Ukraine’s Orange Blues:
Ukrainian FEMENists against Vladimir Putin
By Alexander J. Motyl
World Affairs Journal
Ukraine’s wars of symbols took
an especially interesting turn on October 27.
Vladimir Putin, Russia’s Prime Minister, came
to Kyiv that day to pursue negotiations with his Ukrainian counterpart, Mykola
Azarov, over energy. While policymakers and pundits debated the pros and cons
of closer Russo-Ukrainian energy cooperation, FEMEN - a Ukrainian feminist
group - staged a symbolically fascinating anti-Putin demonstration in downtown
Kyiv.
Six young women, bare-chested, clad in stylish,
tight-fitting jeans, and wearing beribboned wreaths typical of traditional
Ukrainian folk costumes, held placards and shouted slogans in front of the
capital city’s most famous statue of Lenin, at the foot of Shevchenko
Boulevard. The site is witness to periodic tussles between anti-Communists, who
detest Lenin and want to deface his image, and Communists, who worship the
Father of Communism and want to preserve it.
This time, the Communists were nowhere to be
seen. After all, why worry about a few half-naked girls? Little did Ukraine’s Stalinists suspect
that FEMEN’s topless protest could be far more destructive than anything the
anti-Communists could do. One can always fix or clean a statue. Nudity, on the
other hand, is freedom from social constraints par excellence; as such, it
stands in diametrical opposition to the dictatorship of the prudish proletariat
and Lenin’s baleful totalitarian legacy.
FEMEN’s demonstration made two more politically
important points. First, the antics were an obvious dig at Putin’s painfully
embarrassing attempts to project a bare-chested macho image. And second,
FEMEN’s attire struck a symbolic blow against the Yanukovich regime’s
determination to marginalize Ukrainian identity and reduce Ukrainian culture to
a museum curio. The combination of svelte bodies, trendy jeans, and
Ukrainian folk costumes loudly declared that being Ukrainian is both hip and
modern.
What the FEMENists had to say was also quite
striking. Several of their placards read “Ukraine is not Alina” - a
sexually charged reference to Alina Kabaeva, the 27-year old
Olympic-medal-winning Russian gymnast rumoured to be Putin’s girlfriend.
Another read: “We won’t give ourselves to the dwarves” - another sexually
charged reference to Prime Minister Putin and President Medvedev, Russia’s diminutive leaders.
The FEMENists also chanted “Putin go home” and “You can’t force us down so
easily.” A spokeswoman stated, in Russian no less, that the group wants Putin
“to know … that Ukraine doesn’t want to see him
here. Ukraine knows why he came. He
wants to break off parts of Ukraine. We won’t give him that.
All of Ukraine won’t permit that. We
simply reflect the views of all of Ukraine.”

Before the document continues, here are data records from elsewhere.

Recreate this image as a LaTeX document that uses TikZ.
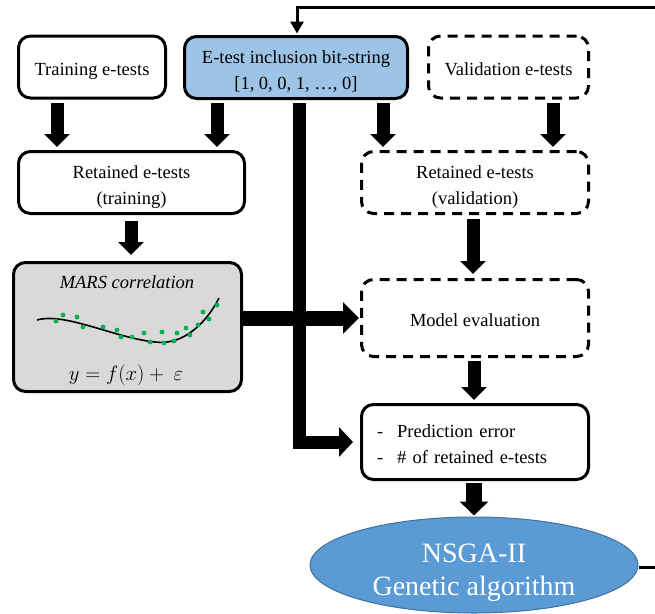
\documentclass[tikz,border=0pt]{standalone}
\usepackage{fontspec}
\setmainfont{Liberation Serif}
\usetikzlibrary{arrows.meta,shapes.geometric}
\definecolor{bitblue}{HTML}{9DC3E6}
\definecolor{gablue}{HTML}{5B9BD5}
\definecolor{gaedge}{HTML}{41719C}
\definecolor{marsgray}{HTML}{D9D9D9}
\definecolor{dotgreen}{HTML}{00B050}
% line strut with the ascent and descent of the text font
\newcommand{\ls}{\rule[-4pt]{0pt}{25pt}}

\begin{document}
\begin{tikzpicture}[x=1pt,y=-1pt,
  box/.style={draw, line width=3pt, rounded corners=12pt, align=center,
    inner sep=0pt, font=\fontsize{18.5}{23}\selectfont},
  dbox/.style={box, dash pattern=on 10pt off 7pt},
  fat/.style={line width=13pt, -{Triangle[width=25pt,length=13pt]}},
  wide/.style={line width=15pt, -{Triangle[width=31pt,length=16pt]}},
  feed/.style={line width=3pt},
  dot/.style={fill=dotgreen, draw=none}
]
\useasboundingbox (0,0) rectangle (655,613);

% top row
\node[box, minimum width=147pt, minimum height=62pt] (train) at (92,67) {\ls Training e-tests};
\node[box, fill=bitblue, minimum width=223pt, minimum height=62pt] (ebit) at (296,67.5)
  {\ls E-test inclusion bit-string\\\ls{[1, 0, 0, 1, \dots, 0]}};
\node[dbox, minimum width=160pt, minimum height=62pt] (valid) at (508.5,67) {\ls Validation e-tests};

% retained subsets
\node[box, minimum width=226pt, minimum height=62pt, font=\fontsize{18.5}{24}\selectfont] (rtrain)
  at (131.5,182.5) {\ls Retained e-tests\\\ls(training)};
\node[dbox, minimum width=227pt, minimum height=62pt, font=\fontsize{18.5}{24}\selectfont] (rvalid)
  at (475,182.5) {\ls Retained e-tests\\\ls(validation)};

% MARS model
\node[box, fill=marsgray, minimum width=228pt, minimum height=129pt] (mars) at (127.5,327) {};
\node[font=\fontsize{18.5}{23}\selectfont\itshape] (marst) at (127,282) {MARS correlation};
\node[font=\fontsize{19.5}{24}\selectfont] (marse) at (126,375) {$y = f(x) +\ \varepsilon$};
\draw[line width=1.6pt] (37,320) .. controls (65,312) and (115,338) .. (155,342)
  .. controls (185,346) and (208,320) .. (219,298);
\foreach \px/\py in {56/321, 63/315, 77/317, 83/327, 103/327, 117/330, 121/337, 132/337,
  144/333, 150/342, 162/332, 164/343, 174/341, 177/333, 186/328, 190/335, 198/325,
  203/312, 209/319, 217/305}
  \fill[dot] (\px,\py) circle (2.4pt);

% evaluation
\node[dbox, minimum width=227pt, minimum height=77pt] (meval) at (475,318) {\ls Model evaluation};
\node[box, minimum width=227pt, minimum height=75pt, text width=196pt, inner xsep=15.5pt,
  align=left] (pred) at (475,442)
  {\ls-\hspace{14pt}Prediction error\\\ls-\hspace{14pt}\# of retained e-tests};

% genetic algorithm
\node[ellipse, fill=gablue, draw=gaedge, line width=1pt, minimum width=328pt, minimum height=96pt,
  inner sep=0pt] (ga) at (474,565) {};
\node[align=center, text=white, font=\fontsize{28}{33}\selectfont] (gatext) at (474,572.5)
  {NSGA-II\\Genetic algorithm};

% block arrows
\draw[fat, shorten <=3pt, shorten >=3pt] (train.south -| 57,0) -- (rtrain.north -| 57,0);
\draw[fat, shorten <=3pt, shorten >=3pt] (ebit.south -| 217,0) -- (rtrain.north -| 217,0);
\draw[fat, shorten <=3pt, shorten >=3pt] (ebit.south -| 383,0) -- (rvalid.north -| 383,0);
\draw[fat, shorten <=3pt, shorten >=3pt] (valid.south -| 553,0) -- (rvalid.north -| 553,0);
\draw[fat, shorten <=6pt, shorten >=6pt] (rtrain.south -| 131,0) -- (mars.north -| 131,0);
\draw[fat, shorten <=4pt, shorten >=4pt] (rvalid.south -| 473,0) -- (meval.north -| 473,0);
\draw[fat, shorten <=3pt, shorten >=3pt] (meval.south -| 474,0) -- (pred.north -| 474,0);
\draw[line width=16pt, -{Triangle[width=28pt,length=14pt]}, shorten <=2pt, shorten >=1pt]
  (pred.south -| 474,0) -- (ga.north -| 474,0);

% bit-string feeds the error count directly
\draw[line width=13pt, -{Triangle[width=29pt,length=14pt]}, shorten <=3pt, shorten >=7pt]
  (ebit.south -| 299,0) |- (pred.west);
% fitted model goes to evaluation
\draw[wide, shorten >=1pt] (mars.east |- meval.west) -- (meval.west);

% loop back from the genetic algorithm
\coordinate (loopin) at (655,7);
\coordinate (loopout) at (655,567);
\draw[feed, -{Triangle[width=13pt,length=12pt]}, shorten >=1.5pt] (loopin) -| (ebit.north -| 297,0);
\draw[feed] (ga.east |- loopout) -- (loopout);
\end{tikzpicture}
\end{document}
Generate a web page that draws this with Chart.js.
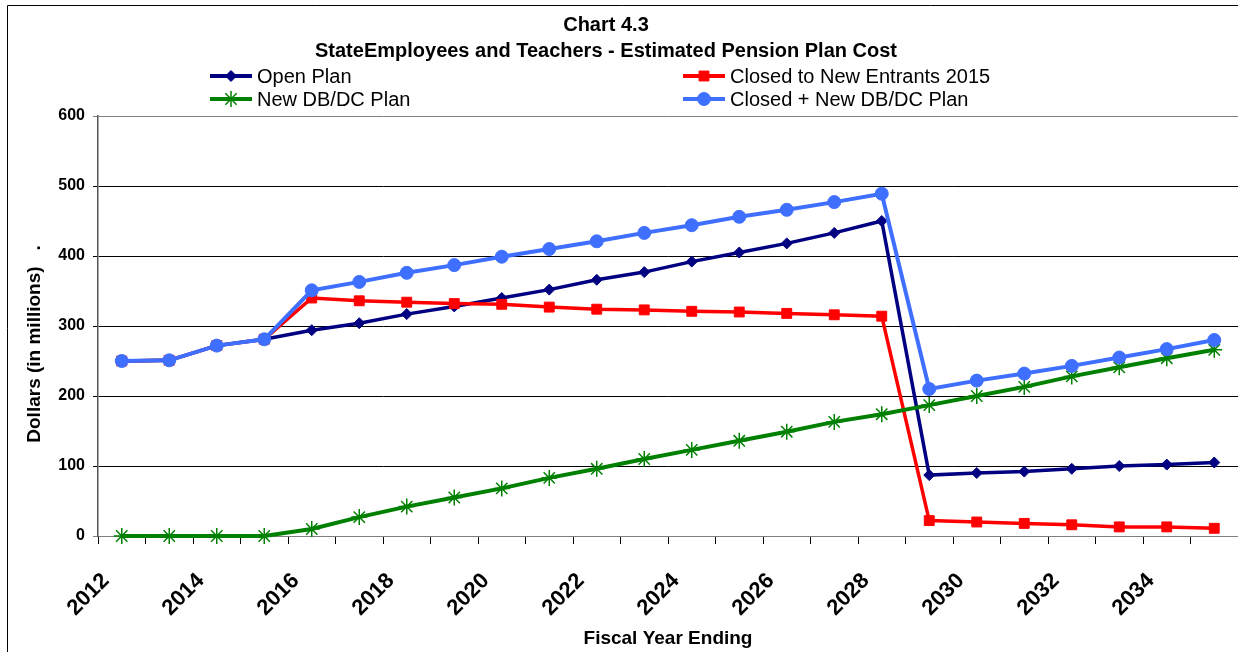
<!DOCTYPE html>
<html>
<head>
<meta charset="utf-8">
<script src="https://cdn.jsdelivr.net/npm/chart.js@4.4.1/dist/chart.umd.min.js"></script>
<style>
html,body{margin:0;padding:0;background:#fff;}
#wrap{width:1238px;height:652px;position:relative;}
</style>
</head>
<body>
<div id="wrap"><canvas id="c"></canvas></div>
<script>
const categories = ['2012','2013','2014','2015','2016','2017','2018','2019','2020','2021','2022','2023','2024','2025','2026','2027','2028','2029','2030','2031','2032','2033','2034','2035'];
const tickLabels = ['2012','','2014','','2016','','2018','','2020','','2022','','2024','','2026','','2028','','2030','','2032','','2034',''];
const openPlan      = [250, 251, 272, 281, 294, 304, 317, 328, 340, 352, 366, 377, 392, 405, 418, 433, 450, 87, 90, 92, 96, 100, 102, 105];
const closed2015    = [250, 251, 272, 281, 340, 336, 334, 332, 331, 327, 324, 323, 321, 320, 318, 316, 314, 22, 20, 18, 16, 13, 13, 11];
const newDBDC       = [0, 0, 0, 0, 10, 27, 42, 55, 68, 83, 96, 110, 123, 136, 149, 163, 174, 187, 200, 213, 228, 241, 254, 266];
const closedPlusNew = [250, 251, 272, 281, 351, 363, 376, 387, 399, 410, 421, 433, 444, 456, 466, 477, 489, 210, 222, 232, 243, 255, 267, 280];
const seriesNames = ['Open Plan', 'Closed to New Entrants 2015', 'New DB/DC Plan', 'Closed + New DB/DC Plan'];
const titleLines = ['Chart 4.3', 'StateEmployees and Teachers - Estimated Pension Plan Cost'];
const yTitle = 'Dollars (in millions)   .';
const xTitle = 'Fiscal Year Ending';

const FONT = "'Liberation Sans', Arial, Helvetica, sans-serif";
Chart.defaults.font.family = FONT;
Chart.defaults.color = '#000';

const styles = [
  {color:'#000080', pointStyle:'rectRot', radius:5.5, bw:3.5, pbw:1},
  {color:'#FF0000', pointStyle:'rect', radius:7, bw:3.5, pbw:1},
  {color:'#008000', pointStyle:'star', radius:8, bw:4, pbw:1.5},
  {color:'#3F6FFF', pointStyle:'circle', radius:6.5, bw:4, pbw:1}
];
const seriesData = [openPlan, closed2015, newDBDC, closedPlusNew];
const drawOrder = [3, 2, 1, 0];

const datasets = seriesData.map((d, i) => ({
  label: seriesNames[i],
  data: d,
  borderColor: styles[i].color,
  backgroundColor: styles[i].color,
  borderWidth: styles[i].bw,
  pointStyle: styles[i].pointStyle,
  pointRadius: styles[i].radius,
  pointHoverRadius: styles[i].radius,
  pointBorderWidth: styles[i].pbw,
  pointBackgroundColor: styles[i].color,
  pointBorderColor: styles[i].color,
  tension: 0,
  clip: false,
  order: drawOrder[i]
}));

const decor = {
  id: 'decor',
  afterDraw(chart) {
    const ctx = chart.ctx;
    ctx.save();
    // frame
    ctx.strokeStyle = '#000';
    ctx.lineWidth = 1;
    ctx.beginPath();
    ctx.moveTo(1238, 5.5); ctx.lineTo(7.5, 5.5); ctx.lineTo(7.5, 652);
    ctx.stroke();
    // titles
    ctx.fillStyle = '#000';
    ctx.textAlign = 'center';
    ctx.textBaseline = 'middle';
    ctx.font = 'bold 20px ' + FONT;
    ctx.fillText(titleLines[0], 606, 25);
    ctx.fillText(titleLines[1], 606, 51);
    // legend
    const pos = [[210, 76], [683, 76], [210, 99], [683, 99]];
    ctx.font = '20px ' + FONT;
    ctx.textAlign = 'left';
    for (let i = 0; i < 4; i++) {
      const [x, y] = pos[i];
      const s = styles[i];
      ctx.strokeStyle = s.color;
      ctx.fillStyle = s.color;
      ctx.lineWidth = 4;
      ctx.beginPath(); ctx.moveTo(x, y); ctx.lineTo(x + 42, y); ctx.stroke();
      ctx.lineWidth = s.pbw;
      Chart.helpers.drawPoint(ctx, {pointStyle: s.pointStyle, radius: s.radius, rotation: 0, borderWidth: s.pbw}, x + 21, y);
      ctx.fillStyle = '#000';
      ctx.fillText(seriesNames[i], x + 47, y + 1);
    }
    // y title
    ctx.save();
    ctx.translate(35, 344);
    ctx.rotate(-Math.PI / 2);
    ctx.font = 'bold 19px ' + FONT;
    ctx.textAlign = 'center';
    ctx.textBaseline = 'middle';
    ctx.fillStyle = '#000';
    ctx.fillText(yTitle, 0, 0);
    ctx.restore();
    ctx.restore();
  }
};

new Chart(document.getElementById('c'), {
  type: 'line',
  data: { labels: categories, datasets },
  plugins: [decor],
  options: {
    responsive: true,
    maintainAspectRatio: false,
    animation: false,
    devicePixelRatio: 1,
    layout: { autoPadding: false, padding: { top: 116, left: 0, right: -2, bottom: 0 } },
    plugins: { legend: { display: false }, title: { display: false }, tooltip: { enabled: false } },
    scales: {
      x: {
        type: 'category',
        offset: true,
        grid: { offset: true, drawOnChartArea: false, drawTicks: true, tickLength: 8, color: '#000', lineWidth: 1 },
        border: { display: true, color: '#808080', width: 1 },
        ticks: {
          autoSkip: false, minRotation: 45, maxRotation: 45,
          font: { size: 22, weight: 'bold' }, color: '#000',
          padding: 24, labelOffset: -16,
          callback: (v, i) => tickLabels[i]
        },
        title: { display: true, text: xTitle, font: { size: 19, weight: 'bold' }, color: '#000', padding: { top: 0, bottom: 2 } },
        afterFit: s => { s.height = 116; s.paddingLeft = 0; s.paddingRight = 0; }
      },
      y: {
        min: 0, max: 600,
        ticks: { stepSize: 100, font: { size: 16, weight: 'bold' }, color: '#000', padding: 8 },
        grid: { color: c => (c.tick && (c.tick.value === 600 || c.tick.value === 0)) ? '#808080' : '#000', tickLength: 5, lineWidth: 1 },
        border: { display: true, color: '#555', width: 1.5 },
        afterFit: s => { s.width = 98; s.paddingTop = 0; s.paddingBottom = 0; }
      }
    }
  }
});
</script>
</body>
</html>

Whether FEMEN actually reflects the views of all
of Ukraine is debatable. Public
opinion surveys show that significant parts of the population in the southeast
of the country might be quite happy with giving Putin “parts of Ukraine.” And FEMEN itself,
established in 2008 by a group of Kyiv university students, has hardly become a
mass movement. On the other hand, FEMEN probably does reflect the views of
significant portions of Ukrainian students and its ability to attract media
attention with well publicized happenings has transformed it into an important
part of Ukraine’s ongoing symbolic wars.
Significantly, FEMEN has managed to combine
several seemingly disparate ideological trends. The group is unquestionably
feminist and hopes to shock Ukraine’s straight-laced society
and sexist establishment. But it is also openly modern and nationalist,
aspiring to a contemporary, independent, and liberal homeland. It has also
adopted a progressively broader and more overtly political agenda - beginning
in 2009 with actions against sexual harassment at universities, the Miss
Universe competition, and sex tourism, then moving to protests against
electoral fraud, the absence of women in the Yanukovich-appointed cabinet, and,
now, Vladimir Putin.
Committed to “the principles of social awareness
and activism, intellectual and cultural development” and “the European values of
freedom, equality and comprehensive development of a person irrespective of the
gender,” the FEMENists are clearly the intellectual and cultural offspring of
the Orange Revolution.
Yanukovich’s Stalinist supporters will consider
FEMEN to be one more reason to damn everything Orange. Ukraine’s young people, on the
other hand, may take heart. The “Sixties” could finally be coming to Ukraine.